Google's BigQuery platform is capable of brute-forcing its way through datasets with phenomenal speed. Performing a simple LIKE scan of four LIKE's OR'd together over a 631GB field spread across 1.1 billion records, while summing the total size of its paired 330GB, 9.7GB and 13GB columns, takes just 23 seconds with a case sensitive search or just 29 seconds with a case insensitive search.

That works out to around 21.7GB/s to 27GB/s of searched data and 217GB/s of processed data with a single SQL query for a completely unoptimized, unpartitioned table.

What if you have more complex stream processing needs, such as running an arbitrary third-party executable over a vast dataset stored in Google's Cloud Storage?

In our own work, a standard 4-core 16GB N2 or C2 VM on GCP's Compute Engine platform streaming from Google's Cloud Storage into a low-CPU highly optimized stream processing code typically achieves sustained read rates of around 1.87-1.9GB/s from GCS per VM, which would allow it to perform the same 613GB scan as above in just 5.5 minutes with a single VM. Scale that to multiple VMs and using best practices for name sharding and its not hard to achieve some pretty breathtaking stream processing rates.

Using Cloud Storage as a store fabric for stream processing rather than local disk allows us to scale infinitely, both in terms of the total data size processed and the ability to nearly linearly scale the number of cores brought to bear for a given computation. It also makes it easier to centralize datasets that are compiled in a decentralized fashion, with regional ingest points all streaming results into a single central archive.

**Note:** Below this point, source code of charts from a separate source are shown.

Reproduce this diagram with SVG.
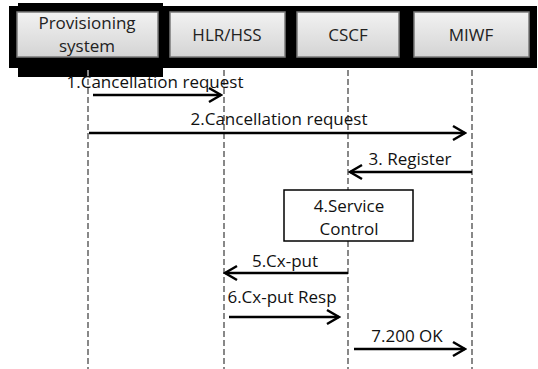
<svg xmlns="http://www.w3.org/2000/svg" width="538" height="369" viewBox="0 0 538 369">
  <style>
    .lbl { font-family: "Open Sans", "Noto Sans", "DejaVu Sans", sans-serif; font-size: 17px; fill: #111; }
    .head { font-family: "Open Sans", "Noto Sans", "DejaVu Sans", sans-serif; font-size: 17px; fill: #222; text-anchor: middle; }
    .box { fill: url(#boxFill); stroke: #7a7a7a; stroke-width: 1.5; }
    .life { stroke: #888; stroke-width: 2; stroke-dasharray: 6 3; fill: none; }
    .msg { stroke: #000; stroke-width: 2.5; fill: none; marker-end: url(#open); }
    .mid { text-anchor: middle; }
  </style>
  <defs>
    <linearGradient id="boxFill" x1="0" y1="0" x2="0" y2="1">
      <stop offset="0" stop-color="#f2f2f2"/>
      <stop offset="1" stop-color="#d4d4d4"/>
    </linearGradient>
    <marker id="open" markerUnits="userSpaceOnUse" viewBox="-16 -10 18 20" markerWidth="18" markerHeight="20" refX="0" refY="0" orient="auto">
      <path d="M-12,-7 L0,0 L-12,7" fill="none" stroke="#000" stroke-width="2.5"/>
    </marker>
  </defs>

  <!-- header band -->
  <rect x="9" y="6" width="528" height="62" fill="#000"/>
  <rect x="18" y="3" width="145" height="74" fill="#000"/>

  <!-- lifelines -->
  <g id="lifelines">
    <line class="life" x1="88" y1="70" x2="88" y2="369"/>
    <line class="life" x1="224" y1="70" x2="224" y2="369"/>
    <line class="life" x1="348" y1="70" x2="348" y2="369"/>
    <line class="life" x1="472" y1="70" x2="472" y2="369"/>
  </g>

  <g id="provisioning">
    <rect class="box" x="17" y="12" width="141" height="45"/>
    <text class="head" x="87" y="29">Provisioning</text>
    <text class="head" x="87" y="52">system</text>
  </g>
  <g id="hlr">
    <rect class="box" x="170" y="12" width="115" height="45"/>
    <text class="head" x="227" y="41">HLR/HSS</text>
  </g>
  <g id="cscf">
    <rect class="box" x="297" y="12" width="102" height="45"/>
    <text class="head" x="348" y="41">CSCF</text>
  </g>
  <g id="miwf">
    <rect class="box" x="414" y="12" width="115" height="45"/>
    <text class="head" x="471" y="41">MIWF</text>
  </g>

  <g id="service-control">
    <rect x="284" y="190" width="129" height="51" fill="#fff" stroke="#000" stroke-width="1.5"/>
    <text class="lbl mid" x="349" y="212">4.Service</text>
    <text class="lbl mid" x="349" y="235">Control</text>
  </g>

  <g id="messages">
    <line class="msg" x1="93" y1="95" x2="221" y2="95"/>
    <text class="lbl mid" x="155" y="88">1.Cancellation request</text>

    <line class="msg" x1="89" y1="133" x2="465" y2="133"/>
    <text class="lbl mid" x="279" y="125">2.Cancellation request</text>

    <line class="msg" x1="472" y1="172" x2="350" y2="172"/>
    <text class="lbl mid" x="410" y="165">3. Register</text>

    <line class="msg" x1="348" y1="273" x2="225" y2="273"/>
    <text class="lbl mid" x="285" y="267">5.Cx-put</text>

    <line class="msg" x1="229" y1="317" x2="339" y2="317"/>
    <text class="lbl mid" x="282" y="303">6.Cx-put Resp</text>

    <line class="msg" x1="354" y1="349" x2="465" y2="349"/>
    <text class="lbl mid" x="407" y="342">7.200 OK</text>
  </g>
</svg>
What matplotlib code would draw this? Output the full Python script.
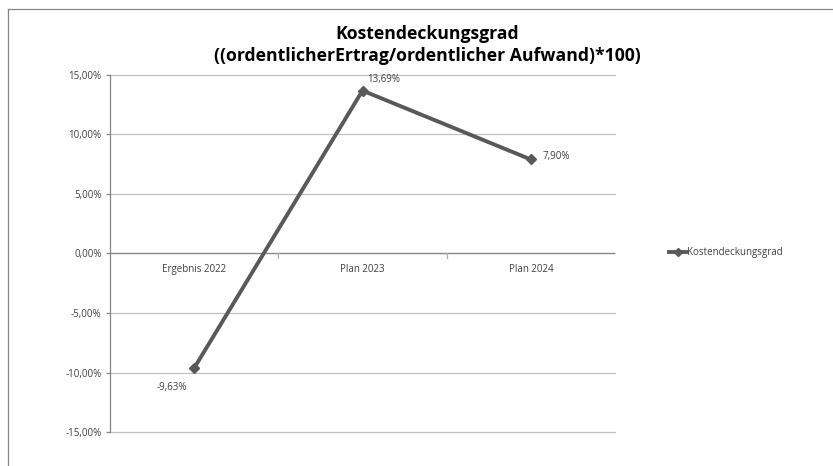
import matplotlib.pyplot as plt
from matplotlib.ticker import FuncFormatter, FixedLocator
from matplotlib.lines import Line2D

plt.rcParams['font.family'] = ['Open Sans', 'DejaVu Sans']

categories = ['Ergebnis 2022', 'Plan 2023', 'Plan 2024']
values = [-9.63, 13.69, 7.90]
series_name = 'Kostendeckungsgrad'
title = 'Kostendeckungsgrad\n((ordentlicherErtrag/ordentlicher Aufwand)*100)'

def pct(v, pos=None):
    return f'{v:.2f}%'.replace('.', ',')

fig = plt.figure(figsize=(8.33, 4.66), dpi=100)
W, H = 833, 466
ax = fig.add_axes([110 / W, 1 - 432 / H, 505 / W, 357 / H])

x = list(range(len(categories)))
line_col = '#595959'
ax.plot(x, values, color=line_col, lw=2.8, marker='D', ms=5.5,
        markerfacecolor=line_col, markeredgecolor=line_col, zorder=3)

ax.set_xlim(-0.5, 2.5)
ax.set_ylim(-15, 15)
ax.yaxis.set_major_locator(FixedLocator([-15, -10, -5, 0, 5, 10, 15]))
ax.yaxis.set_major_formatter(FuncFormatter(pct))
ax.grid(axis='y', color='#c0c0c0', lw=0.9)
ax.set_axisbelow(True)
for gl in ax.get_ygridlines():
    gl.set_clip_on(False)

for s in ['top', 'right', 'bottom']:
    ax.spines[s].set_visible(False)
ax.spines['left'].set_color('#868686')
ax.spines['left'].set_linewidth(0.9)
ax.axhline(0, color='#868686', lw=0.9, zorder=2)

ax.tick_params(axis='y', labelsize=7, colors='#868686', labelcolor='#404040',
               length=3, width=0.9, pad=3)
ax.set_xticks([])
for i, c in enumerate(categories):
    ax.text(i, -0.9, c, ha='center', va='top', fontsize=7, color='#404040')
for b in [0.5, 1.5]:
    ax.plot([b, b], [0, -0.35], color='#b0b0b0', lw=0.9, zorder=2)

offsets = [(-16, -14), (15, 8), (18, 2)]
for xi, v, off in zip(x, values, offsets):
    ax.annotate(pct(v), (xi, v), xytext=off, textcoords='offset points',
                ha='center', va='center', fontsize=7, color='#404040')

fig.text(427 / W, 1 - 45 / H, title, ha='center', va='center', fontsize=12.7,
         fontweight='bold', linespacing=1.35)

handle = Line2D([], [], color=line_col, lw=2.8, marker='D', ms=4)
fig.legend([handle], [series_name], loc='center left',
           bbox_to_anchor=(660 / W, 1 - 253 / H), frameon=False,
           fontsize=7, handlelength=1.8, handletextpad=0.05,
           labelcolor='#404040')

# chart frame
fig.add_artist(Line2D([8 / W, 1], [1 - 9 / H, 1 - 9 / H], color='#868686', lw=0.9))
fig.add_artist(Line2D([8 / W, 8 / W], [0, 1 - 9 / H], color='#868686', lw=0.9))

fig.savefig('out.png', dpi=100)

We typically repack datasets from large numbers of small files to singular large packfiles for our large streaming pipelines. Like most filesystems and object stores, Google's Cloud Storage achieves its fastest performance rates when streaming a small number of large files rather than accessing many small files. In our own extensive benchmarking, when streaming a small number of large files to N2 and C2 VM's within the United States we see statistically insignificant differences between regional, two-region and multiregion storage localities. This allows us to exclusively use the US multiregion and distribute our processing clusters nationally for resilience and to integrate with localized services within each region that integrate with some of our external data providers' POPs that transit the commodity internet and thus require geographic localization. In short, Google's internal cloud backbone is so high-bandwidth that geographic location is no longer relevant for large-file stream processing in the US multiregion.